## begin

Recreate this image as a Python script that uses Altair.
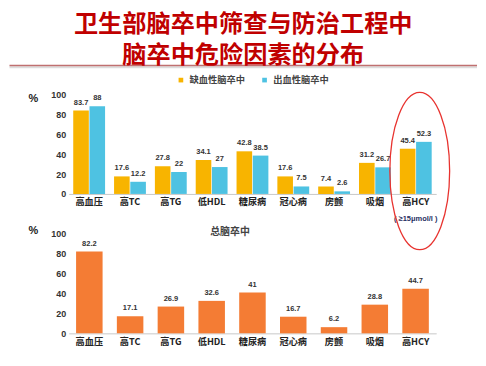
import altair as alt
import pandas as pd

categories = ["高血压", "高TC", "高TG", "低HDL", "糖尿病", "冠心病", "房颤", "吸烟", "高HCY"]
series_names = ["缺血性脑卒中", "出血性脑卒中"]
ischemic = [83.7, 17.6, 27.8, 34.1, 42.8, 17.6, 7.4, 31.2, 45.4]
hemorrhagic = [88, 12.2, 22, 27, 38.5, 7.5, 2.6, 26.7, 52.3]
total = [82.2, 17.1, 26.9, 32.6, 41, 16.7, 6.2, 28.8, 44.7]
y_ticks = [0, 20, 40, 60, 80, 100]
title_lines = ["卫生部脑卒中筛查与防治工程中", "脑卒中危险因素的分布"]
bottom_title = "总脑卒中"
highlight = "高HCY"
highlight_note = "( ≥15μmol/l )"

FONT = "Noto Sans CJK SC"
NUMFONT = "Liberation Sans"

rows = []
for c, a, b in zip(categories, ischemic, hemorrhagic):
    rows.append({"cat": c, "series": series_names[0], "v": a, "lbl": f"{a:g}"})
    rows.append({"cat": c, "series": series_names[1], "v": b, "lbl": f"{b:g}"})
df_top = pd.DataFrame(rows)
df_bot = pd.DataFrame({"cat": categories, "v": total, "lbl": [f"{v:g}" for v in total]})
df_hl = pd.DataFrame({"cat": [highlight], "v": [23], "note": [highlight_note]})

W = 369
H1 = 100
H2 = 100

xscale1 = alt.Scale(domain=categories, paddingInner=0.22, paddingOuter=0.11)
xscale2 = alt.Scale(domain=categories, paddingInner=0.35, paddingOuter=0.18)
yscale = alt.Scale(domain=[0, 100])


def xaxis():
    return alt.Axis(title=None, labelAngle=0, ticks=False, domainColor="#c8c8c8",
                    labelFont=FONT, labelFontSize=9.2, labelFontWeight="bold",
                    labelColor="#222", labelPadding=4)


def yaxis(ty):
    return alt.Axis(values=y_ticks, title="%", titleAngle=0, titleX=-41, titleY=ty,
                    titleAlign="left", titleBaseline="middle", titleFontSize=11,
                    titleFont=NUMFONT, titleFontWeight="bold", titleColor="#222",
                    grid=False, ticks=False, domain=False, labelFont=NUMFONT,
                    labelFontSize=9, labelFontWeight="bold", labelColor="#333",
                    labelPadding=3, labelOverlap=False)


xo = alt.XOffset("series:N", sort=series_names, scale=alt.Scale(paddingInner=0.04))

bars1 = alt.Chart(df_top).mark_bar(strokeWidth=0.6, strokeOpacity=0.5).encode(
    x=alt.X("cat:N", scale=xscale1, axis=xaxis(), sort=categories),
    xOffset=xo,
    y=alt.Y("v:Q", scale=yscale, axis=yaxis(4)),
    color=alt.Color("series:N", sort=series_names,
                    scale=alt.Scale(domain=series_names, range=["#F8B400", "#4EC2E2"]),
                    legend=alt.Legend(title=None, orient="none", legendX=108, legendY=-19,
                                      direction="horizontal", symbolType="square",
                                      symbolSize=22, labelFont=FONT, labelFontSize=9.3,
                                      labelFontWeight="bold", labelColor="#444",
                                      columnPadding=14, symbolStrokeWidth=0)),
)
text1 = alt.Chart(df_top).mark_text(baseline="bottom", dy=-4, font=NUMFONT,
                                    fontSize=7.5, fontWeight="bold", color="#333").encode(
    x=alt.X("cat:N", scale=xscale1, axis=xaxis(), sort=categories),
    xOffset=xo,
    y=alt.Y("v:Q", scale=yscale, axis=yaxis(4)),
    text="lbl:N",
)
note = alt.Chart(df_hl).mark_text(baseline="middle", font=NUMFONT, fontSize=7.5,
                                  fontWeight="bold", color="#1F2F5F").encode(
    x=alt.X("cat:N", scale=xscale1, axis=xaxis(), sort=categories),
    y=alt.value(H1 + 25),
    text="note:N",
)
ellipse_path = ("M 0 -1 C 0.2099 -1 0.38 -0.5523 0.38 0 C 0.38 0.5523 0.2099 1 0 1 "
                "C -0.2099 1 -0.38 0.5523 -0.38 0 C -0.38 -0.5523 -0.2099 -1 0 -1 Z")
ell = alt.Chart(df_hl).mark_point(shape=ellipse_path, size=24964, filled=False,
                                  stroke="#E8332F", strokeWidth=1.3, opacity=1,
                                  xOffset=4).encode(
    x=alt.X("cat:N", scale=xscale1, axis=xaxis(), sort=categories),
    y=alt.Y("v:Q", scale=yscale, axis=yaxis(4)),
)
rule = alt.Chart(df_hl).mark_rule(color="#C07070", strokeWidth=1.5).encode(
    x=alt.value(-59.5), x2=alt.value(410), y=alt.value(-29)
)
rule2 = alt.Chart(df_hl).mark_rule(color="#DDDDDD", strokeWidth=2).encode(
    x=alt.value(-59.5), x2=alt.value(410), y=alt.value(-27.3)
)

top = alt.layer(rule2, rule, bars1, text1, note, ell).properties(width=W, height=H1)

bars2 = alt.Chart(df_bot).mark_bar(color="#F47C34").encode(
    x=alt.X("cat:N", scale=xscale2, axis=xaxis(), sort=categories),
    y=alt.Y("v:Q", scale=yscale, axis=yaxis(-3)),
)
text2 = alt.Chart(df_bot).mark_text(baseline="bottom", dy=-4, font=NUMFONT,
                                    fontSize=7.5, fontWeight="bold", color="#333").encode(
    x=alt.X("cat:N", scale=xscale2, axis=xaxis(), sort=categories),
    y=alt.Y("v:Q", scale=yscale, axis=yaxis(-3)),
    text="lbl:N",
)
bottom = alt.layer(bars2, text2).properties(
    width=W, height=H2,
    title=alt.TitleParams(bottom_title, anchor="start", frame="group", dx=142, dy=14,
                          offset=2, font=FONT, fontSize=10, fontWeight="bold",
                          color="#444"),
)

chart = alt.vconcat(top, bottom, spacing=40, bounds="flush").properties(
    title=alt.TitleParams(title_lines, font=FONT, fontSize=24.3, fontWeight="bold",
                          color="#C00000", lineHeight=31, anchor="middle", offset=-3.3),
    padding={"left": 0, "top": 4, "right": 0, "bottom": 0},
).resolve_legend(color="independent").configure_view(stroke=None).configure_axis(
    labelOverlap=False
)

chart.save("out.html", embed_options={"renderer": "svg", "actions": False})
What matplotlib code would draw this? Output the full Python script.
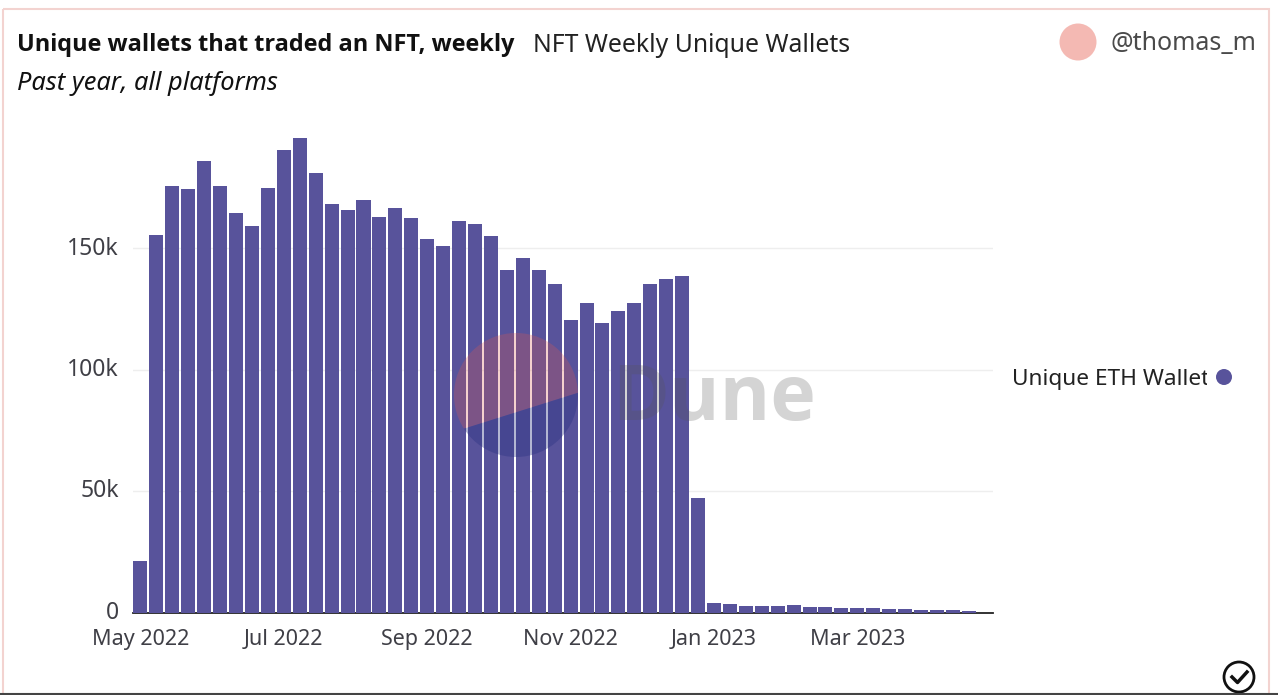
import matplotlib
matplotlib.use("Agg")
import matplotlib.pyplot as plt
from matplotlib.patches import Circle, Polygon, Rectangle
from matplotlib.transforms import ScaledTranslation

plt.rcParams['font.family'] = ['Noto Sans', 'DejaVu Sans']

# weekly wallets, in thousands
wallets = [21.2, 155.5, 175.8, 174.6, 186.0, 175.5, 164.4, 159.0, 174.7, 190.5,
           195.3, 181.1, 168.2, 165.6, 169.8, 163.0, 166.6, 162.6, 153.8, 151.0,
           161.4, 160.1, 154.9, 140.9, 146.1, 140.9, 135.3, 120.3, 127.6, 119.2,
           124.0, 127.5, 135.2, 137.4, 138.6, 47.0, 4.0, 3.4, 2.8, 2.7,
           2.8, 3.0, 2.2, 2.1, 1.9, 1.9, 1.8, 1.5, 1.5, 1.1,
           1.1, 0.9, 0.7]
xticks_at = [0, 9, 18, 27, 36, 45]
xtick_labels = ["May 2022", "Jul 2022", "Sep 2022", "Nov 2022", "Jan 2023", "Mar 2023"]
yticks_at = [0, 50, 100, 150]
ytick_labels = ["0", "50k", "100k", "150k"]

W = 1278.0
H = 695.0
BAR = "#58539b"
DARK = "#3f3f46"

fig = plt.figure(figsize=(12.78, 6.95), dpi=100)

# page overlay in pixel coords, frame and header go here
page = fig.add_axes([0, 0, 1, 1], zorder=0)
page.set_xlim(0, W)
page.set_ylim(H, 0)
page.axis("off")
page.add_patch(Rectangle((3, 9), 1266, 700, fill=False, ec="#f3d3d0", lw=1.5))
page.plot([0, W], [693.5, 693.5], color="#444444", lw=1.5)

# plot area
left, right, top, base = 133.0, 993.0, 130.0, 612.5
ax = fig.add_axes([left / W, 1 - base / H, (right - left) / W, (base - top) / H], zorder=1)
ax.patch.set_alpha(0)
ax.bar(range(len(wallets)), wallets, width=0.88, color=BAR, zorder=3)
ax.set_xlim(-0.47, (right - left) / 15.93 - 0.47)
ax.set_ylim(0, (base - top) / 2.428)
ax.set_yticks(yticks_at)
ax.set_yticklabels(ytick_labels)
ax.set_xticks(xticks_at)
ax.set_xticklabels(xtick_labels)
ax.tick_params(length=0, labelcolor=DARK)
ax.tick_params(axis="x", pad=12, labelsize=15.5)
ax.tick_params(axis="y", pad=10, labelsize=16.5)
ax.grid(axis="y", color="#eeeeee", lw=1, zorder=0)
for lab in ax.get_yticklabels():
    lab.set_transform(lab.get_transform() + ScaledTranslation(0, 2 / 72, fig.dpi_scale_trans))
for s in ["top", "right", "left"]:
    ax.spines[s].set_visible(False)
ax.spines["bottom"].set_color("#222222")
ax.spines["bottom"].set_linewidth(1.3)

# top layer for watermark, disc split along a slanted chord
over = fig.add_axes([0, 0, 1, 1], zorder=2)
over.set_xlim(0, W)
over.set_ylim(H, 0)
over.axis("off")
upper = Polygon([(440, 436.2), (590, 389), (590, 320), (440, 320)], transform=over.transData)
lower = Polygon([(440, 436.2), (590, 389), (590, 470), (440, 470)], transform=over.transData)
disc_top = Circle((516, 395), 62, fc="#dc5a52", alpha=0.28, lw=0)
disc_bot = Circle((516, 395), 62, fc="#252e80", alpha=0.35, lw=0)
over.add_patch(disc_top)
over.add_patch(disc_bot)
disc_top.set_clip_path(upper)
disc_bot.set_clip_path(lower)
over.text(612, 400, "Dune", fontsize=55.5, fontweight="bold", family="Open Sans", color="#555555", alpha=0.25,
          ha="left", va="center")

# header
page.text(17, 45, "Unique wallets that traded an NFT, weekly", fontsize=16.9, fontweight="bold",
          family="Open Sans", color="#111111", va="center")
page.text(533, 45, "NFT Weekly Unique Wallets", fontsize=17.85, color="#222222", va="center")
page.text(17, 83, "Past year, all platforms", fontsize=18.3, style="italic", color="#111111", va="center")
page.add_patch(Circle((1078, 42), 18.5, fc="#f4b9b3", lw=0))
page.text(1110, 44, "@thomas_m", fontsize=18, color="#4a4a4a", va="center")

# legend, name is clipped at the right
leg = page.text(1012, 379, "Unique ETH Wallets", fontsize=16.3, color="#222222", va="center")
leg.set_clip_on(True)
leg.set_clip_path(Rectangle((1000, 350), 207, 50, transform=page.transData))
page.add_patch(Circle((1224, 377), 8, fc=BAR, lw=0))

# check mark bottom right
page.add_patch(Circle((1239, 677), 15, fc="white", ec="#111111", lw=2))
page.plot([1232, 1237.5, 1247], [677, 682.5, 672], color="#111111", lw=2.5)

fig.savefig("out.png", dpi=100)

## end

Your goal: Give again exactly the lines running from the beginning of the material above through the line that contains "import pandas as pd", and leave out every picture.

Completed task:
Recreate this image as a Python script that uses Altair.
import altair as alt
import pandas as pd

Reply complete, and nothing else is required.